Starting at the first line of the entries below, restate each line exactly until you reach the line with "(0,0) rectangle (1061,770);", and print that one too. Leave the pictures out and stop there.

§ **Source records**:
▬▬▬▬▬▬

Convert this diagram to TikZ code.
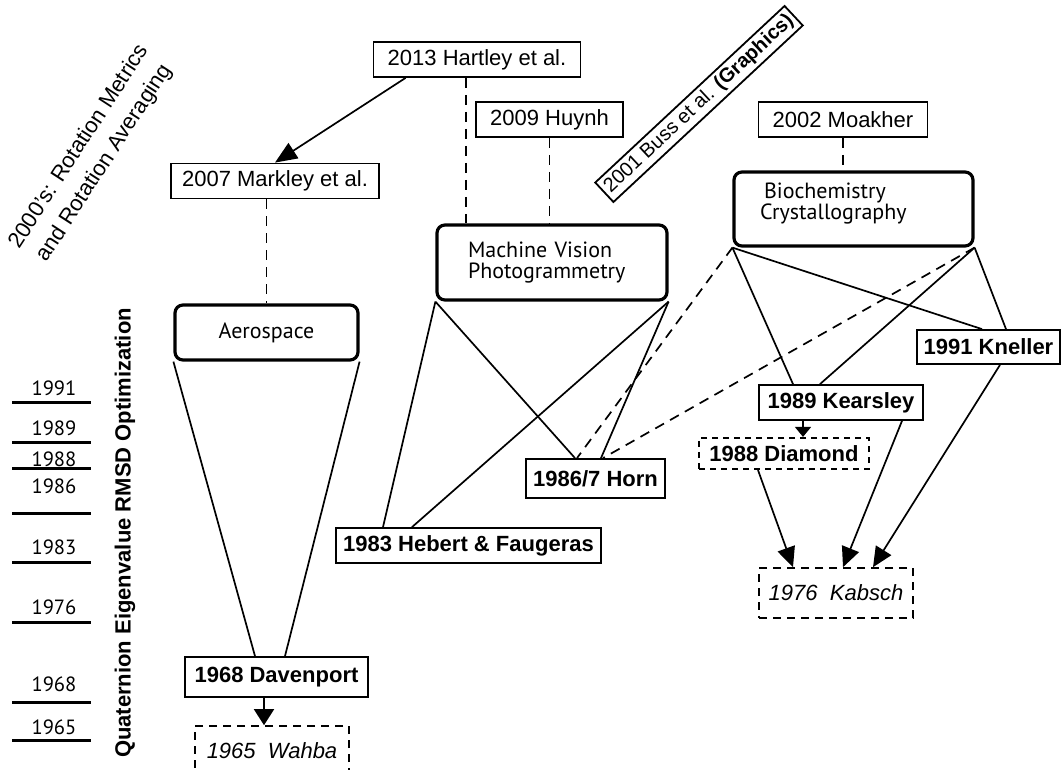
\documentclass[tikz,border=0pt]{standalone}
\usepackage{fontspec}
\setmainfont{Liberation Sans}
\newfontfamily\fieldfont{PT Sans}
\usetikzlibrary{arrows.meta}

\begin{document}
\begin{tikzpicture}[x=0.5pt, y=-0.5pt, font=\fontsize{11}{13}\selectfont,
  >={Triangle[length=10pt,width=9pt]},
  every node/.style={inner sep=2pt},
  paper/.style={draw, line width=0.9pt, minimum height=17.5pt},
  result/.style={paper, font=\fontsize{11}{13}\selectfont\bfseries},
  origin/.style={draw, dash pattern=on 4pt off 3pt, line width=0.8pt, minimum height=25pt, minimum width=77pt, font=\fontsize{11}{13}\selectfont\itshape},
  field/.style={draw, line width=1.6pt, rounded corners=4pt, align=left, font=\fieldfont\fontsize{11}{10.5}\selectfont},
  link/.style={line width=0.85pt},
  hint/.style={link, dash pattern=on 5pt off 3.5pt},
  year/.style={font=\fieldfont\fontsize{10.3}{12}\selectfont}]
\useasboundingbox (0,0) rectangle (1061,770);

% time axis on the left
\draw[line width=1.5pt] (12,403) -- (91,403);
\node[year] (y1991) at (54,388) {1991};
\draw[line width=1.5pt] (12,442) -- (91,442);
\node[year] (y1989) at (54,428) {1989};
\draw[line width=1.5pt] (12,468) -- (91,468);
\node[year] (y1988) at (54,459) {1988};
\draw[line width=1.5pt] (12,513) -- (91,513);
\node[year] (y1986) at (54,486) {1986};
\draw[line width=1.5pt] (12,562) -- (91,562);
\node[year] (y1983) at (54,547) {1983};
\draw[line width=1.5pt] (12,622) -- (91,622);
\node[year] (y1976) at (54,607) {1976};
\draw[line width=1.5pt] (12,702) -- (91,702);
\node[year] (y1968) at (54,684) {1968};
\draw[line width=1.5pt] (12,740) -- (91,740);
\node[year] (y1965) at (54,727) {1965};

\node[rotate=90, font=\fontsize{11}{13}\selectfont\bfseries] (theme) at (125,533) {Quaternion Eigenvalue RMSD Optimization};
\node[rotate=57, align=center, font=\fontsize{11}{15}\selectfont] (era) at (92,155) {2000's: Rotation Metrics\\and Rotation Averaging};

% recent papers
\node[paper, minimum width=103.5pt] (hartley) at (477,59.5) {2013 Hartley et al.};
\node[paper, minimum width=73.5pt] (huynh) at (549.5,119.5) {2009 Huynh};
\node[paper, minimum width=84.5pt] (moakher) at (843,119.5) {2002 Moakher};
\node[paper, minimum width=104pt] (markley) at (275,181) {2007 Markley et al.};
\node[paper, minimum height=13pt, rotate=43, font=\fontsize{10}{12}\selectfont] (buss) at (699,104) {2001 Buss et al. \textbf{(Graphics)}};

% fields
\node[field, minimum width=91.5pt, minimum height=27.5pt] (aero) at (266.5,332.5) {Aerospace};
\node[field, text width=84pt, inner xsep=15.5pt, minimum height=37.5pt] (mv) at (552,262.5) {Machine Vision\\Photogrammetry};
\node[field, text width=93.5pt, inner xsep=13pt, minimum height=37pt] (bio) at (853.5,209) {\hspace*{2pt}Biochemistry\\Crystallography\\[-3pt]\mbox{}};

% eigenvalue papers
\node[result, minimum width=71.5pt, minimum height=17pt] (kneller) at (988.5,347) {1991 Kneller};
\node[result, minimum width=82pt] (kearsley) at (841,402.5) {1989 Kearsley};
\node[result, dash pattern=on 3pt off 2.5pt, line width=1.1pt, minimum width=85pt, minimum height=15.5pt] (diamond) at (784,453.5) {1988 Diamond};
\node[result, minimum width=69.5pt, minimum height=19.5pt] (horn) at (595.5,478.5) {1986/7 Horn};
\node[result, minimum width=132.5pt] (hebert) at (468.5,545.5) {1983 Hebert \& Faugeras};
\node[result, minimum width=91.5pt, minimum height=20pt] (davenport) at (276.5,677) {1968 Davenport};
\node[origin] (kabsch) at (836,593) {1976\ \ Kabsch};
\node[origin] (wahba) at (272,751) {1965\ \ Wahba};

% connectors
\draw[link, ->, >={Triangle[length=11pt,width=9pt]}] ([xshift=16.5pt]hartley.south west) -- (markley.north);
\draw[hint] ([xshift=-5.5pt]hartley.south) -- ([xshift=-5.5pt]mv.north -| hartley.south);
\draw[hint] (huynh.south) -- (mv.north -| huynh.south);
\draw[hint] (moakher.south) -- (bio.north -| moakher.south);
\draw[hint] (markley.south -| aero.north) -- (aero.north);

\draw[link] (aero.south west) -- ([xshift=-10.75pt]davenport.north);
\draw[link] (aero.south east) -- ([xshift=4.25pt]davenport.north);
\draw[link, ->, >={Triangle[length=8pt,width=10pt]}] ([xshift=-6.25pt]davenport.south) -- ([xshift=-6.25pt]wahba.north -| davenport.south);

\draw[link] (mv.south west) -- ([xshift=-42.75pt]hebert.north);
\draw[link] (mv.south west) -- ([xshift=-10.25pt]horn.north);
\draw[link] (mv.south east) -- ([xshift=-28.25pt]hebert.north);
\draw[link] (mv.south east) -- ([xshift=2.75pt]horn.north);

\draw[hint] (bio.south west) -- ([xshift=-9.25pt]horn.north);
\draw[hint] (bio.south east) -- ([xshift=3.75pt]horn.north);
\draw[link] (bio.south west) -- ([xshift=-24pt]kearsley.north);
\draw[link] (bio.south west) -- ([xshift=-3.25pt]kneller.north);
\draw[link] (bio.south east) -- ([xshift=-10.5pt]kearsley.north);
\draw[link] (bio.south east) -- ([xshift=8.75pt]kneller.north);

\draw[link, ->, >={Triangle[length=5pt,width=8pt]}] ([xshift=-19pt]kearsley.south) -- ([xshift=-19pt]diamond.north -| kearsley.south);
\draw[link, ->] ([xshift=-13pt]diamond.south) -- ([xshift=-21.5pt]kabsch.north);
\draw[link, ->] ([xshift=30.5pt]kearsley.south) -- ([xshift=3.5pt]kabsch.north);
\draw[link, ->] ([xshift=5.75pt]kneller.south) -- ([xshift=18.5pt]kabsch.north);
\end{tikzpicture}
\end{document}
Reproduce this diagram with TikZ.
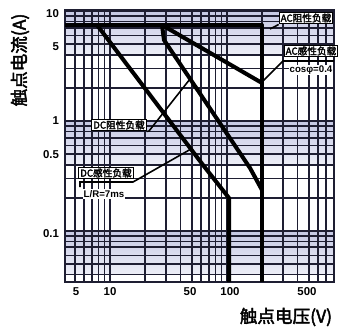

▬▬▬▬▬▬

§ **Finished answer**:
Convert this diagram to TikZ code.
\documentclass[tikz,border=0pt]{standalone}
\usepackage{fontspec}
\setmainfont{Liberation Sans}
\newfontfamily\fieldfont{PT Sans}
\usetikzlibrary{arrows.meta}

\begin{document}
\begin{tikzpicture}[x=0.5pt, y=-0.5pt, font=\fontsize{11}{13}\selectfont,
  >={Triangle[length=10pt,width=9pt]},
  every node/.style={inner sep=2pt},
  paper/.style={draw, line width=0.9pt, minimum height=17.5pt},
  result/.style={paper, font=\fontsize{11}{13}\selectfont\bfseries},
  origin/.style={draw, dash pattern=on 4pt off 3pt, line width=0.8pt, minimum height=25pt, minimum width=77pt, font=\fontsize{11}{13}\selectfont\itshape},
  field/.style={draw, line width=1.6pt, rounded corners=4pt, align=left, font=\fieldfont\fontsize{11}{10.5}\selectfont},
  link/.style={line width=0.85pt},
  hint/.style={link, dash pattern=on 5pt off 3.5pt},
  year/.style={font=\fieldfont\fontsize{10.3}{12}\selectfont}]
\useasboundingbox (0,0) rectangle (1061,770);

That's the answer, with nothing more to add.